From the transformer perspective, the secondary load will draw more current through the transformer.

the total "source impedance" for whatever is downstream of the 47K resistor is (assuming a 2.5R cart):

Primary load has a source impedance of 2000 ohms
secondary load has a source Z of 2000 ohms
the No SUT has a souce Z of 2 ohms.

dave

OK Dave,
if you would have ever worked with an SUT you'd give me less of a hard time.

I might misread what you try to tell me -- but it sounds like: bumble bees can't fly i.e. must be due also to the: "first law of thermodynamics"...

Please forgive my lack of stamina with all this, at least nobody can say we haven't tried. I will also not ask for a job as physics teacher either, now that I have so miserably failed with such a basic matter as a step-up transformer.

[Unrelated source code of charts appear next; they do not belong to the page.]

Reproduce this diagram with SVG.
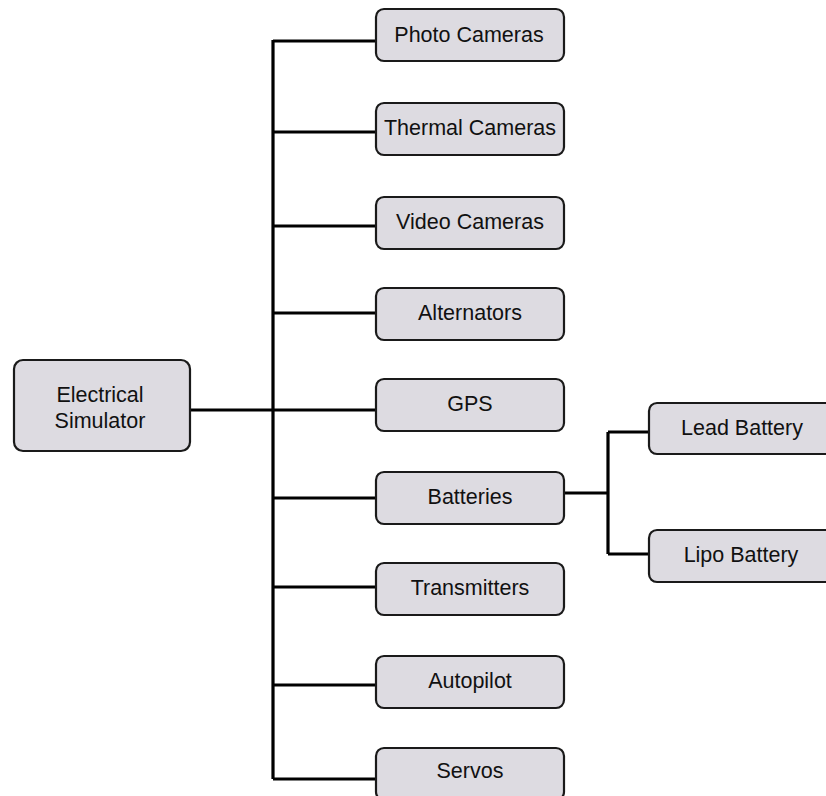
<svg xmlns="http://www.w3.org/2000/svg" width="826" height="796" viewBox="0 0 826 796">
<style>
.box{fill:#dddbe1;stroke:#1a1a1a;stroke-width:2.2}
.lbl{font-family:"Liberation Sans",Arial,sans-serif;font-size:21.5px;fill:#111;text-anchor:middle}
.ln{stroke:#000;stroke-width:3.2;fill:none}
</style>
<rect width="826" height="796" fill="#fff"/>
<g id="connectors">
<path class="ln" d="M190 410H273M273 40V779"/>
<path class="ln" d="M273 41H377M273 132H377M273 226H377M273 313H377M273 410H377M273 498H377M273 587H377M273 685H377M273 779H377"/>
<path class="ln" d="M565 493H608M608 432V554M608 432H650M608 554H650"/>
</g>
<g id="root"><rect class="box" x="14" y="360" width="176" height="91" rx="9"/><text class="lbl" x="100" y="402">Electrical</text><text class="lbl" x="100" y="428">Simulator</text></g>
<g id="photo"><rect class="box" x="376" y="9" width="188" height="52" rx="8"/><text class="lbl" x="469" y="42">Photo Cameras</text></g>
<g id="thermal"><rect class="box" x="376" y="103" width="188" height="52" rx="8"/><text class="lbl" x="470" y="135">Thermal Cameras</text></g>
<g id="video"><rect class="box" x="376" y="197" width="188" height="52" rx="8"/><text class="lbl" x="470" y="229">Video Cameras</text></g>
<g id="alternators"><rect class="box" x="376" y="288" width="188" height="52" rx="8"/><text class="lbl" x="470" y="320">Alternators</text></g>
<g id="gps"><rect class="box" x="376" y="379" width="188" height="52" rx="8"/><text class="lbl" x="470" y="411">GPS</text></g>
<g id="batteries"><rect class="box" x="376" y="472" width="188" height="52" rx="8"/><text class="lbl" x="470" y="504">Batteries</text></g>
<g id="transmitters"><rect class="box" x="376" y="563" width="188" height="52" rx="8"/><text class="lbl" x="470" y="595">Transmitters</text></g>
<g id="autopilot"><rect class="box" x="376" y="656" width="188" height="52" rx="8"/><text class="lbl" x="470" y="688">Autopilot</text></g>
<g id="servos"><rect class="box" x="376" y="748" width="188" height="52" rx="8"/><text class="lbl" x="470" y="778">Servos</text></g>
<g id="lead"><rect class="box" x="649" y="403" width="186" height="51" rx="8"/><text class="lbl" x="742" y="435">Lead Battery</text></g>
<g id="lipo"><rect class="box" x="649" y="530" width="186" height="52" rx="8"/><text class="lbl" x="741" y="562">Lipo Battery</text></g>
</svg>
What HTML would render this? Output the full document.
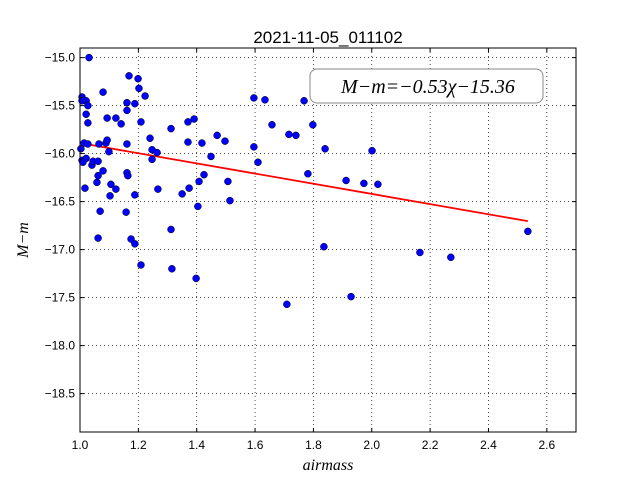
<!DOCTYPE html>
<html><head><meta charset="utf-8"><style>
html,body{margin:0;padding:0;background:#fff;}
svg text{font-family:"Liberation Sans",sans-serif;}
</style></head><body>
<svg id="chart" width="640" height="480" xmlns="http://www.w3.org/2000/svg">
<rect width="640" height="480" fill="#fff"/>
<text x="328" y="43" font-size="17" text-anchor="middle">2021-11-05_011102</text>
<g id="grid"></g>
<g id="ticks"></g>
<polyline id="fit" fill="none" stroke="#ff0000" stroke-width="1.8"/>
<g id="pts"></g>
<rect x="80" y="48" width="496" height="384" fill="none" stroke="#000" stroke-width="1"/>
<g>
<rect x="310" y="69" width="233" height="34" rx="7" fill="#fff" stroke="#888" stroke-width="1"/>
<text x="428" y="93" font-size="20" text-anchor="middle" style="font-family:'Liberation Serif',serif;font-style:italic">M−m=−0.53χ−15.36</text>
</g>
<text x="328" y="470" font-size="16" text-anchor="middle" style="font-family:'Liberation Serif',serif;font-style:italic">airmass</text>
<text x="0" y="0" font-size="16" text-anchor="middle" transform="translate(28,240) rotate(-90)" style="font-family:'Liberation Serif',serif;font-style:italic">M−m</text>
</svg>
<script>
const xTicks=[1.0,1.2,1.4,1.6,1.8,2.0,2.2,2.4,2.6];
const yTicks=[-15.0,-15.5,-16.0,-16.5,-17.0,-17.5,-18.0,-18.5];
const slope=-0.53, intercept=-15.36;
const fitRange=[1.0,2.535];
const airmass=[1.031,1.168,1.199,1.202,1.223,1.079,1.007,1.021,1.007,1.027,1.161,1.161,1.188,1.021,1.027,1.093,1.123,1.141,1.209,1.312,1.370,1.391,1.240,1.014,1.027,1.065,1.089,1.093,1.161,1.003,1.099,1.247,1.264,1.247,1.370,1.418,1.470,1.497,1.449,1.007,1.021,1.010,1.041,1.045,1.062,1.079,1.062,1.058,1.161,1.164,1.106,1.123,1.103,1.017,1.188,1.267,1.350,1.374,1.425,1.408,1.507,1.514,1.404,1.069,1.158,1.312,1.062,1.175,1.188,1.209,1.315,1.398,1.596,1.634,1.768,1.658,1.716,1.740,1.798,1.596,1.610,1.840,1.781,1.912,1.836,1.709,1.929,2.001,1.973,2.021,2.165,2.271,2.535];
const mag=[-15.00,-15.19,-15.22,-15.32,-15.40,-15.36,-15.41,-15.45,-15.45,-15.50,-15.47,-15.55,-15.48,-15.59,-15.68,-15.63,-15.63,-15.69,-15.67,-15.74,-15.67,-15.64,-15.84,-15.89,-15.90,-15.90,-15.89,-15.86,-15.90,-15.95,-15.98,-15.96,-15.99,-16.06,-15.88,-15.89,-15.81,-15.87,-16.03,-16.07,-16.05,-16.09,-16.12,-16.08,-16.08,-16.18,-16.23,-16.30,-16.20,-16.23,-16.32,-16.37,-16.44,-16.36,-16.43,-16.37,-16.42,-16.36,-16.22,-16.29,-16.29,-16.49,-16.55,-16.60,-16.61,-16.79,-16.88,-16.89,-16.94,-17.16,-17.20,-17.30,-15.42,-15.44,-15.45,-15.70,-15.80,-15.81,-15.70,-15.93,-16.09,-15.95,-16.21,-16.28,-16.97,-17.57,-17.49,-15.97,-16.31,-16.32,-17.03,-17.08,-16.81];
const X0=80,X1=576,Y0=48,Y1=432,xmin=1.0,xmax=2.7,ymax=-14.9,ymin=-18.9;
const sx=v=>X0+(v-xmin)/(xmax-xmin)*(X1-X0);
const sy=v=>Y0+(ymax-v)/(ymax-ymin)*(Y1-Y0);
const NS="http://www.w3.org/2000/svg";
const grid=document.getElementById('grid'),ticks=document.getElementById('ticks'),pts=document.getElementById('pts');
function mk(tag,attrs,parent){const e=document.createElementNS(NS,tag);for(const k in attrs)e.setAttribute(k,attrs[k]);parent.appendChild(e);return e;}
const fmt=v=>(v<0?'−':'')+Math.abs(v).toFixed(1);
xTicks.forEach(t=>{const x=sx(t);
const g=mk('line',{x1:x,x2:x,y1:Y0,y2:Y1,stroke:'#000','stroke-dasharray':'1,3','stroke-width':0.7},grid);


mk('line',{x1:x,x2:x,y1:Y1,y2:Y1-4,stroke:'#000'},ticks);
mk('line',{x1:x,x2:x,y1:Y0,y2:Y0+4,stroke:'#000'},ticks);
const l=mk('text',{x:x,y:Y1+17,'font-size':12,'text-anchor':'middle'},ticks);l.textContent=t.toFixed(1);

});
yTicks.forEach(t=>{const y=sy(t);
const g=mk('line',{x1:X0,x2:X1,y1:y,y2:y,stroke:'#000','stroke-dasharray':'1,3','stroke-width':0.7},grid);


mk('line',{x1:X0,x2:X0+4,y1:y,y2:y,stroke:'#000'},ticks);
mk('line',{x1:X1,x2:X1-4,y1:y,y2:y,stroke:'#000'},ticks);
const l=mk('text',{x:X0-5,y:y+4,'font-size':12,'text-anchor':'end'},ticks);l.textContent=fmt(t);

});
document.getElementById('fit').setAttribute('points',fitRange.map(a=>sx(a)+','+sy(slope*a+intercept)).join(' '));
airmass.forEach((a,i)=>{const c=mk('circle',{cx:sx(a),cy:sy(mag[i]),r:3.5,fill:'#0000ff',stroke:'#000','stroke-width':0.5},pts);

});
</script>
</body></html>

I feel like Galileo must have during inquisition trial: and say it still works...

I'm out of thermodynamics right now.
Greetings,
Axel
PS: your missing thermodynamics come from the rotation of the platter, that imparts energy into the cart, that imparts energy into the coil, that imparts.... don't go ask me now about why the platter is turning, please.

Thanks for your input, Dave.